Aggressives Verhalten führt bei Primaten zu Paarungserfolg
Schimpansen lösen Konflikte mit Gewalt, Bonobos mit Sex, heisst es. Nun zeigt eine Studie, dass die «Hippies» unter den Primaten weniger friedfertig sind als bisher angenommen.
Ein Forschungsteam beobachtete, dass männliche Bonobos innerhalb ihrer Gruppe häufiger aggressiv werden als männliche Schimpansen. Die im Fachjournal «Current Biology» veröffentlichte Studie zeigt auch: Bei beiden Arten führt aggressives Verhalten zu grösserem Paarungserfolg.

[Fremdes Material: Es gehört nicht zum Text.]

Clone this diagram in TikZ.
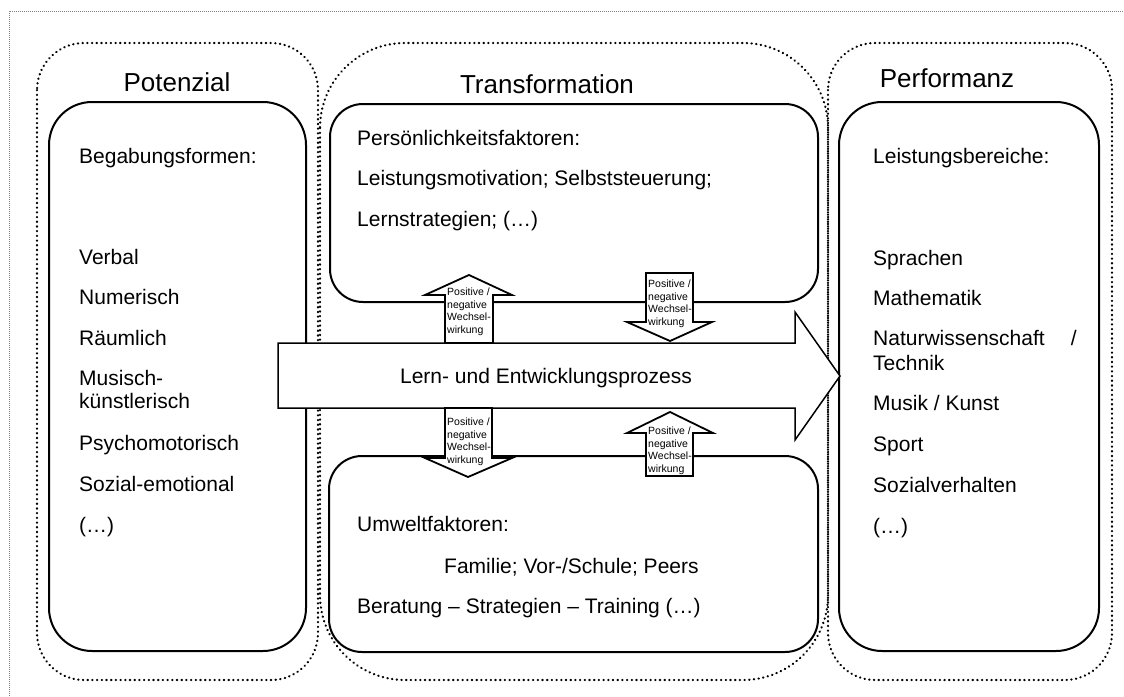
\documentclass[tikz,border=0pt]{standalone}
\usepackage{fontspec}
\setmainfont{Liberation Sans}
\begin{document}
\begin{tikzpicture}[x=1pt,y=-1pt,
  dotbox/.style={line width=2.3pt, dash pattern=on 0.3pt off 4.4pt, line cap=round},
  solidbox/.style={line width=2pt},
  txt/.style={anchor=base west, inner sep=0pt, font=\fontsize{21}{25}\selectfont},
  ttl/.style={anchor=base, inner sep=0pt, font=\fontsize{26}{30}\selectfont},
  small/.style={anchor=north west, inner sep=0pt, align=left, font=\fontsize{10.5}{12.4}\selectfont},
  blockarrow/.style={draw, fill=white, line width=1.8pt, line join=miter}]
\useasboundingbox (0,0) rectangle (1124,696);
% outer frame
\draw[gray, line width=1pt, dash pattern=on 1pt off 1pt] (9,696) -- (9,11) -- (1124,11);
% dotted column boxes
\draw[dotbox, rounded corners=47pt] (37,43) rectangle (318,680);
\draw[dotbox, rounded corners=85pt] (320,43) rectangle (828,680);
\draw[dotbox, rounded corners=47pt] (828,43) rectangle (1112,680);
% inner solid boxes
\draw[solidbox, rounded corners=43pt] (49,102) rectangle (306,651);
\draw[solidbox, rounded corners=33pt] (330,104) rectangle (818,302);
\draw[solidbox, rounded corners=33pt] (329,456) rectangle (818,652);
\draw[solidbox, rounded corners=43pt] (839,102) rectangle (1099,651);
% titles
\node[ttl] (tpot) at (177,91) {Potenzial};
\node[ttl] (ttra) at (547,93) {Transformation};
\node[ttl] (tper) at (947,87) {Performanz};
% left column
\node[txt] (p0) at (79,163) {Begabungsformen:};
\node[txt] (p1) at (79,264) {Verbal};
\node[txt] (p2) at (79,304) {Numerisch};
\node[txt] (p3) at (79,345) {Räumlich};
\node[txt] (p4) at (79,385) {Musisch-};
\node[txt] (p5) at (79,408) {künstlerisch};
\node[txt] (p6) at (79,450) {Psychomotorisch};
\node[txt] (p7) at (79,491) {Sozial-emotional};
\node[txt] (p8) at (79,532) {(…)};
% transformation top
\node[txt] (t1) at (357,145) {Persönlichkeitsfaktoren:};
\node[txt] (t2) at (357,185) {Leistungsmotivation; Selbststeuerung;};
\node[txt] (t3) at (357,226) {Lernstrategien; (…)};
% transformation bottom
\node[txt] (u1) at (357,531) {Umweltfaktoren:};
\node[txt] (u2) at (444,573) {Familie; Vor-/Schule; Peers};
\node[txt] (u3) at (357,613) {Beratung – Strategien – Training (…)};
% right column
\node[txt] (r0) at (873,163) {Leistungsbereiche:};
\node[txt] (r1) at (873,265) {Sprachen};
\node[txt] (r2) at (873,305) {Mathematik};
\node[txt] (r3) at (873,345) {Naturwissenschaft\hspace{26pt}/};
\node[txt] (r4) at (873,370) {Technik};
\node[txt] (r5) at (873,410) {Musik / Kunst};
\node[txt] (r6) at (873,451) {Sport};
\node[txt] (r7) at (873,492) {Sozialverhalten};
\node[txt] (r8) at (873,533) {(…)};
% big arrow
\draw[blockarrow, line width=1.5pt] (278,343) -- (795,343) -- (795,312) -- (840,376) -- (795,440) -- (795,408) -- (278,408) -- cycle;
\node[anchor=base, inner sep=0pt, font=\fontsize{21}{25}\selectfont] (lern) at (546,383) {Lern- und Entwicklungsprozess};
% small arrows
\draw[blockarrow] (445,343) -- (445,295) -- (425,295) -- (469,275) -- (512,295) -- (493,295) -- (493,343) -- cycle;
\node[small] (sa1) at (447,288) {Positive /\\negative\\Wechsel-\\wirkung};
\draw[blockarrow] (646,273) -- (693,273) -- (693,322) -- (712,322) -- (670,341) -- (627,322) -- (646,322) -- cycle;
\node[small] (sa2) at (648,280) {Positive /\\negative\\Wechsel-\\wirkung};
\draw[blockarrow] (445,408) -- (492,408) -- (492,458) -- (512,458) -- (468,477) -- (425,458) -- (445,458) -- cycle;
\node[small] (sa3) at (447,418) {Positive /\\negative\\Wechsel-\\wirkung};
\draw[blockarrow] (670,412) -- (713,433) -- (693,433) -- (693,476) -- (646,476) -- (646,433) -- (627,433) -- cycle;
\node[small] (sa4) at (648,427) {Positive /\\negative\\Wechsel-\\wirkung};
\end{tikzpicture}
\end{document}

Schimpansen (Pan troglodytes) und die kleineren, auch Zwergschimpansen genannten Bonobos (Pan paniscus) sind die nächsten lebenden Verwandten des Menschen. Forschende untersuchen beide Arten, um bestimmte Verhaltensweisen auch beim Menschen besser zu verstehen – etwa zu Evolution von Aggression.
Bisher wurde oft angenommen, dass Schimpansen und Bonobos grundlegend verschieden sind: konfliktbereite Schimpansen versus friedfertige Bonobos. Männliche Schimpansen sind dafür bekannt, dass sie Weibchen sexuell nötigen und mitunter Artgenossen töten, sogar Jungtiere. Bei Bonobo-Männchen wurde das bisher nicht beobachtet. Forschende vermuteten, dass Aggressionen bei männlichen Bonobos zu einem geringeren Fortpflanzungserfolg führen würden.
Beobachtung von aggressivem Verhalten
Ein Forschungsteam um die Anthropologin Maud Mouginot von der Universität Boston verglich nun Aggressionen von Bonobos und Schimpansen. Die Forschenden untersuchten das Verhalten von drei Bonobo-Gruppen im Kokolopori-Reservat in der Demokratischen Republik Kongo und zwei Schimpansen-Gruppen im Gombe-Nationalpark in Tansania. Insgesamt beobachteten sie 12 Bonobos und 14 Schimpansen, indem sie ihnen den ganzen Tag folgten und jede aggressive Interaktion notierten. Dabei untersuchten sie auch, wem gegenüber die Tiere aggressiv waren und ob sie dabei körperlich wurden oder nicht – etwa ob sie Artgenossen schubsten und bissen oder sie nur verfolgten.
Überraschenderweise stellte das Team fest, dass sich männliche Bonobos häufiger aggressiv verhielten als männliche Schimpansen. Zwar verliefen Auseinandersetzungen bei Bonobos meist harmloser. Doch insgesamt zählten die Forschenden etwa dreimal so viele aggressive Interaktionen und körperliche Angriffe bei Bonobos wie bei Schimpansen. Während männliche Bonobos vor allem gegenüber anderen Männchen aggressiv waren, verhielten sich männliche Schimpansen eher aggressiv gegenüber Weibchen.
Zusammenschluss bei Konflikten
Schimpansen-Männchen bildeten zudem häufiger Koalitionen, um andere Schimpansen anzugreifen. Die Forschenden beobachteten solche Zusammenschlüsse in gut 13 Prozent aller aggressiven Interaktionen, bei Bonobo-Männchen in nur 1 Prozent der Fälle – sie trugen ihre Konflikte also fast immer zu zweit aus.
Solche Koalitionen könnten möglicherweise ein Grund dafür sein, dass aggressives Verhalten bei Schimpansen seltener vorkommt, spekuliert das Team. Wenn ganze Gruppen von Männchen aufeinander losgingen, sei die Gefahr von Verletzungen oder gar Todesfällen grösser. Derartige Kämpfe könnten Gruppen mitunter so sehr schwächen, dass sie sich nicht mehr gegen Schimpansen anderer Gemeinschaften verteidigen könnten.
«Schimpansen und Bonobos setzen Aggression aus bestimmten Gründen auf unterschiedliche Weise ein», wird Mouginot in einer Mitteilung des Verlags zitiert. Obwohl unterschiedlich eingesetzt, steigere Aggression bei beiden Primatenarten den Fortpflanzungserfolg. Bei einer Bonobo-Gruppe im Kokolopori-Reservat stammten 80 Prozent der Nachkommen von nur zwei Männchen – jene mit dem ausgeprägtesten Gewaltverhalten, so das überraschende Resultat.
«Wir haben nicht erwartet, dass aggressivere Bonobo-Männchen öfter mit Weibchen kopulieren», so Mouginot. Denn während bei Schimpansen die Männchen die ranghöchsten Tiere sind und Weibchen zur Paarung zwingen, dominieren in Bonobo-Gemeinschaften die Weibchen. Mouginot schlussfolgert: «Das bedeutet, dass Bonobo-Weibchen nicht unbedingt die netteren Männchen bevorzugen.»